STATED PROBLEM: Exact reproduction is required for the lines bounded by the one containing "Clone this chart in D3.js." and the one containing "0.8, 0.9, 1];", both bounds included. Print them without any pictures.

SUPPLIED MATERIAL:

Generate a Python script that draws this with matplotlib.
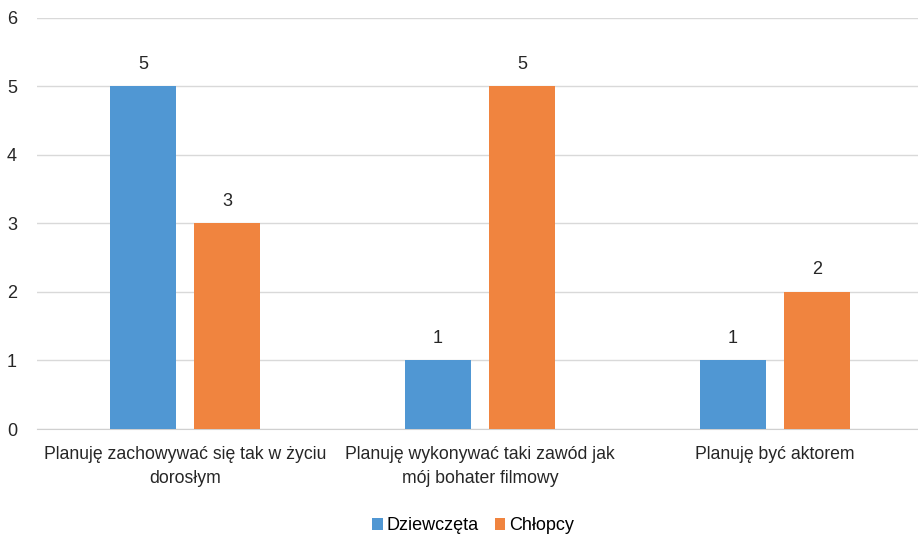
import matplotlib
matplotlib.use("Agg")
import matplotlib.pyplot as plt
import numpy as np

categories = ["Planuję zachowywać się tak w życiu\ndorosłym",
              "Planuję wykonywać taki zawód jak\nmój bohater filmowy",
              "Planuję być aktorem"]
dziewczeta = [5, 1, 1]
chlopcy = [3, 5, 2]
series_names = ["Dziewczęta", "Chłopcy"]

plt.rcParams['font.family'] = ['Liberation Sans Narrow', 'Liberation Sans', 'DejaVu Sans']

fig = plt.figure(figsize=(9.18, 5.41), dpi=100)
ax = fig.add_axes([0.0408, 0.207, 0.964, 0.760])

x = np.arange(len(categories))
w = 0.224
off = 0.1425
b1 = ax.bar(x - off, dziewczeta, w, color="#5097d3", label=series_names[0], zorder=3)
b2 = ax.bar(x + off, chlopcy, w, color="#f0843f", label=series_names[1], zorder=3)

for bars in (b1, b2):
    for r in bars:
        ax.text(r.get_x() + r.get_width() / 2, r.get_height() + 0.2, str(int(r.get_height())),
                ha="center", va="bottom", fontsize=13, color="#262626")

ax.set_xlim(-0.5, 2.5)
ax.set_ylim(0, 6)
ax.set_yticks(range(7))
ax.yaxis.grid(True, color="#d9d9d9", linewidth=1)
ax.set_axisbelow(True)
for s in ["top", "right", "left"]:
    ax.spines[s].set_visible(False)
ax.spines["bottom"].set_color("#d0d0d0")
ax.tick_params(axis="both", length=0, labelsize=13, labelcolor="#262626")
ax.tick_params(axis="x", labelsize=12.7)
ax.tick_params(axis="y", pad=22)
ax.tick_params(axis="x", pad=12)
ax.set_xticks(x)
ax.set_xticklabels(categories, linespacing=1.6)
for lbl in ax.get_yticklabels():
    lbl.set_horizontalalignment("left")

fig.legend(loc="center", bbox_to_anchor=(0.515, 0.028), ncol=2, frameon=False,
           fontsize=13, handlelength=0.6, handleheight=0.6, columnspacing=0.9,
           handletextpad=0.2)

fig.savefig("out.png", dpi=100)
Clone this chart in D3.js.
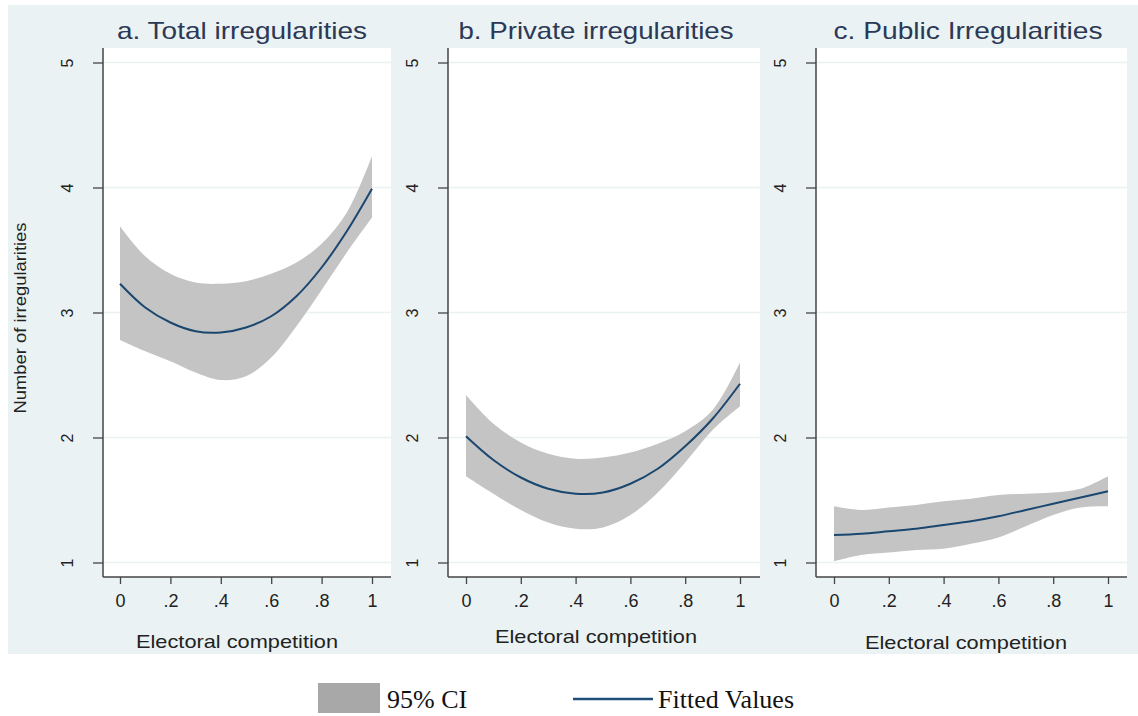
<!DOCTYPE html>
<html>
<head>
<meta charset="utf-8">
<script src="https://cdn.jsdelivr.net/npm/d3@7"></script>
<style>
  body { margin: 0; background: #fff; }
  svg { display: block; font-family: "Liberation Sans", Arial, sans-serif; }
</style>
</head>
<body>
<div id="chart"></div>
<script>
// Data
const xGrid = [0, 0.1, 0.2, 0.3, 0.4, 0.5, 0.6, 0.7, 0.8, 0.9, 1];

const totalFit   = [3.23, 3.04, 2.92, 2.85, 2.84, 2.88, 2.97, 3.13, 3.36, 3.65, 3.99];
const totalUpper = [3.69, 3.45, 3.31, 3.24, 3.23, 3.25, 3.31, 3.40, 3.55, 3.80, 4.25];
const totalLower = [2.78, 2.69, 2.61, 2.52, 2.46, 2.49, 2.64, 2.89, 3.18, 3.48, 3.76];

const privateFit   = [2.01, 1.82, 1.68, 1.59, 1.55, 1.56, 1.63, 1.75, 1.93, 2.15, 2.43];
const privateUpper = [2.34, 2.11, 1.96, 1.87, 1.83, 1.84, 1.88, 1.95, 2.05, 2.22, 2.60];
const privateLower = [1.69, 1.55, 1.42, 1.32, 1.27, 1.28, 1.38, 1.56, 1.80, 2.06, 2.25];

const publicFit   = [1.22, 1.23, 1.25, 1.27, 1.30, 1.33, 1.37, 1.42, 1.47, 1.52, 1.57];
const publicUpper = [1.45, 1.42, 1.44, 1.46, 1.49, 1.51, 1.54, 1.55, 1.56, 1.59, 1.69];
const publicLower = [1.01, 1.06, 1.08, 1.10, 1.11, 1.15, 1.20, 1.29, 1.38, 1.44, 1.45];

const panelTitles = ["a. Total irregularities", "b. Private irregularities", "c. Public Irregularities"];
const yTicks = [1, 2, 3, 4, 5];
const xTicks = [0, 0.2, 0.4, 0.6, 0.8, 1];
const xTickLabels = ["0", ".2", ".4", ".6", ".8", "1"];
const legendLabels = ["95% CI", "Fitted Values"];

// Canvas
const width = 1138, height = 716;
const svg = d3.select("#chart").append("svg")
  .attr("width", width)
  .attr("height", height);

// light blue graph region
svg.append("rect")
  .attr("x", 8).attr("y", 5)
  .attr("width", width - 8).attr("height", 649)
  .attr("fill", "#eaf2f3");

// Panel layout (plot box + x range), text widths follow the stretched original
const plotTop = 48, plotBottom = 577;
const panels = [
  { left: 103, right: 391, x0: 120, x1: 372, titleX: 242, titleW: 250, xTitleX: 237, xTitleY: 648,
    fit: totalFit, upper: totalUpper, lower: totalLower },
  { left: 448, right: 760, x0: 466, x1: 740, titleX: 596, titleW: 275, xTitleX: 596, xTitleY: 643,
    fit: privateFit, upper: privateUpper, lower: privateLower },
  { left: 816, right: 1127, x0: 834, x1: 1108, titleX: 968, titleW: 269, xTitleX: 966, xTitleY: 649,
    fit: publicFit, upper: publicUpper, lower: publicLower }
];

const yScale = d3.scaleLinear().domain([1, 5]).range([562.5, 62.5]);

panels.forEach((p, i) => {
  const xScale = d3.scaleLinear().domain([0, 1]).range([p.x0, p.x1]);
  const g = svg.append("g");

  // white plot region
  g.append("rect")
    .attr("x", p.left).attr("y", plotTop)
    .attr("width", p.right - p.left).attr("height", plotBottom - plotTop)
    .attr("fill", "#fff");

  // gridlines
  g.selectAll(".grid").data(yTicks).enter().append("line")
    .attr("x1", p.left).attr("x2", p.right)
    .attr("y1", d => yScale(d)).attr("y2", d => yScale(d))
    .attr("stroke", "#eaf2f3").attr("stroke-width", 1.5);

  // CI band
  const area = d3.area()
    .x((d, j) => xScale(xGrid[j]))
    .y0((d, j) => yScale(p.lower[j]))
    .y1((d, j) => yScale(p.upper[j]))
    .curve(d3.curveCatmullRom.alpha(0.5));
  g.append("path")
    .datum(xGrid)
    .attr("d", area)
    .attr("fill", "#c4c4c4");

  // fitted line
  const line = d3.line()
    .x((d, j) => xScale(xGrid[j]))
    .y((d, j) => yScale(p.fit[j]))
    .curve(d3.curveCatmullRom.alpha(0.5));
  g.append("path")
    .datum(xGrid)
    .attr("d", line)
    .attr("fill", "none")
    .attr("stroke", "#1a476f")
    .attr("stroke-width", 2);

  // y axis
  const yAxis = d3.axisLeft(yScale).tickValues(yTicks).tickSize(10).tickPadding(0).tickFormat(d3.format("d"));
  const gy = g.append("g")
    .attr("transform", `translate(${p.left},0)`)
    .call(yAxis);
  gy.select(".domain").remove();
  gy.selectAll(".tick line").attr("stroke", "#444").attr("stroke-width", 1.3);
  gy.selectAll(".tick text")
    .attr("x", null).attr("dy", null)
    .attr("transform", "translate(-30,0) rotate(-90)")
    .attr("text-anchor", "middle")
    .attr("font-size", 16)
    .attr("fill", "#222");
  g.append("line")
    .attr("x1", p.left).attr("x2", p.left)
    .attr("y1", plotTop).attr("y2", plotBottom)
    .attr("stroke", "#444").attr("stroke-width", 1.5);

  // x axis
  const xAxis = d3.axisBottom(xScale).tickValues(xTicks).tickSize(7).tickPadding(10)
    .tickFormat((d, j) => xTickLabels[j]);
  const gx = g.append("g")
    .attr("transform", `translate(0,${plotBottom})`)
    .call(xAxis);
  gx.select(".domain").remove();
  gx.selectAll(".tick line").attr("stroke", "#444").attr("stroke-width", 1.3);
  gx.selectAll(".tick text")
    .attr("font-size", 18)
    .attr("fill", "#222");
  g.append("line")
    .attr("x1", p.left).attr("x2", p.right)
    .attr("y1", plotBottom).attr("y2", plotBottom)
    .attr("stroke", "#444").attr("stroke-width", 1.5);

  // panel title
  g.append("text")
    .attr("x", p.titleX)
    .attr("y", 39)
    .attr("text-anchor", "middle")
    .attr("font-size", 24)
    .attr("textLength", p.titleW)
    .attr("lengthAdjust", "spacingAndGlyphs")
    .attr("fill", "#2b3856")
    .text(panelTitles[i]);

  // x axis title
  g.append("text")
    .attr("x", p.xTitleX)
    .attr("y", p.xTitleY)
    .attr("text-anchor", "middle")
    .attr("font-size", 19)
    .attr("textLength", 202)
    .attr("lengthAdjust", "spacingAndGlyphs")
    .attr("fill", "#222")
    .text("Electoral competition");
});

// y axis title
svg.append("text")
  .attr("transform", "translate(26,318) rotate(-90)")
  .attr("text-anchor", "middle")
  .attr("font-size", 17)
  .attr("textLength", 191)
  .attr("lengthAdjust", "spacingAndGlyphs")
  .attr("fill", "#222")
  .text("Number of irregularities");

// legend
const legend = svg.append("g").attr("font-family", "'Liberation Serif', 'Times New Roman', serif");
legend.append("rect")
  .attr("x", 318).attr("y", 683)
  .attr("width", 62).attr("height", 30)
  .attr("fill", "#a8a8a8");
legend.append("text")
  .attr("x", 387).attr("y", 708)
  .attr("font-size", 26)
  .attr("fill", "#111")
  .text(legendLabels[0]);
legend.append("line")
  .attr("x1", 573).attr("x2", 653)
  .attr("y1", 699).attr("y2", 699)
  .attr("stroke", "#1f4e79").attr("stroke-width", 2.5);
legend.append("text")
  .attr("x", 658).attr("y", 708)
  .attr("font-size", 26)
  .attr("fill", "#111")
  .text(legendLabels[1]);
</script>
</body>
</html>
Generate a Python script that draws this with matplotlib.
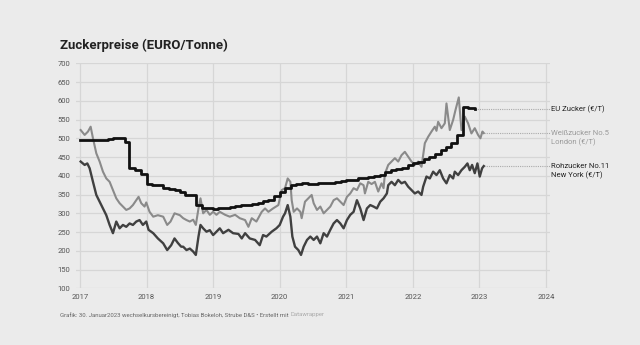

SOLUTION TO THE EXERCISE:
Clone this chart in D3.js.
<!DOCTYPE html>
<html>
<head>
<meta charset="utf-8">
<script src="https://cdn.jsdelivr.net/npm/d3@7"></script>
<style>
  body { margin: 0; background: #fff; }
  svg { display: block; font-family: "Liberation Sans", Arial, sans-serif; }
</style>
</head>
<body>
<div id="chart"></div>
<script>
// Data
const xGrid = [0, 0.1, 0.2, 0.3, 0.4, 0.5, 0.6, 0.7, 0.8, 0.9, 1];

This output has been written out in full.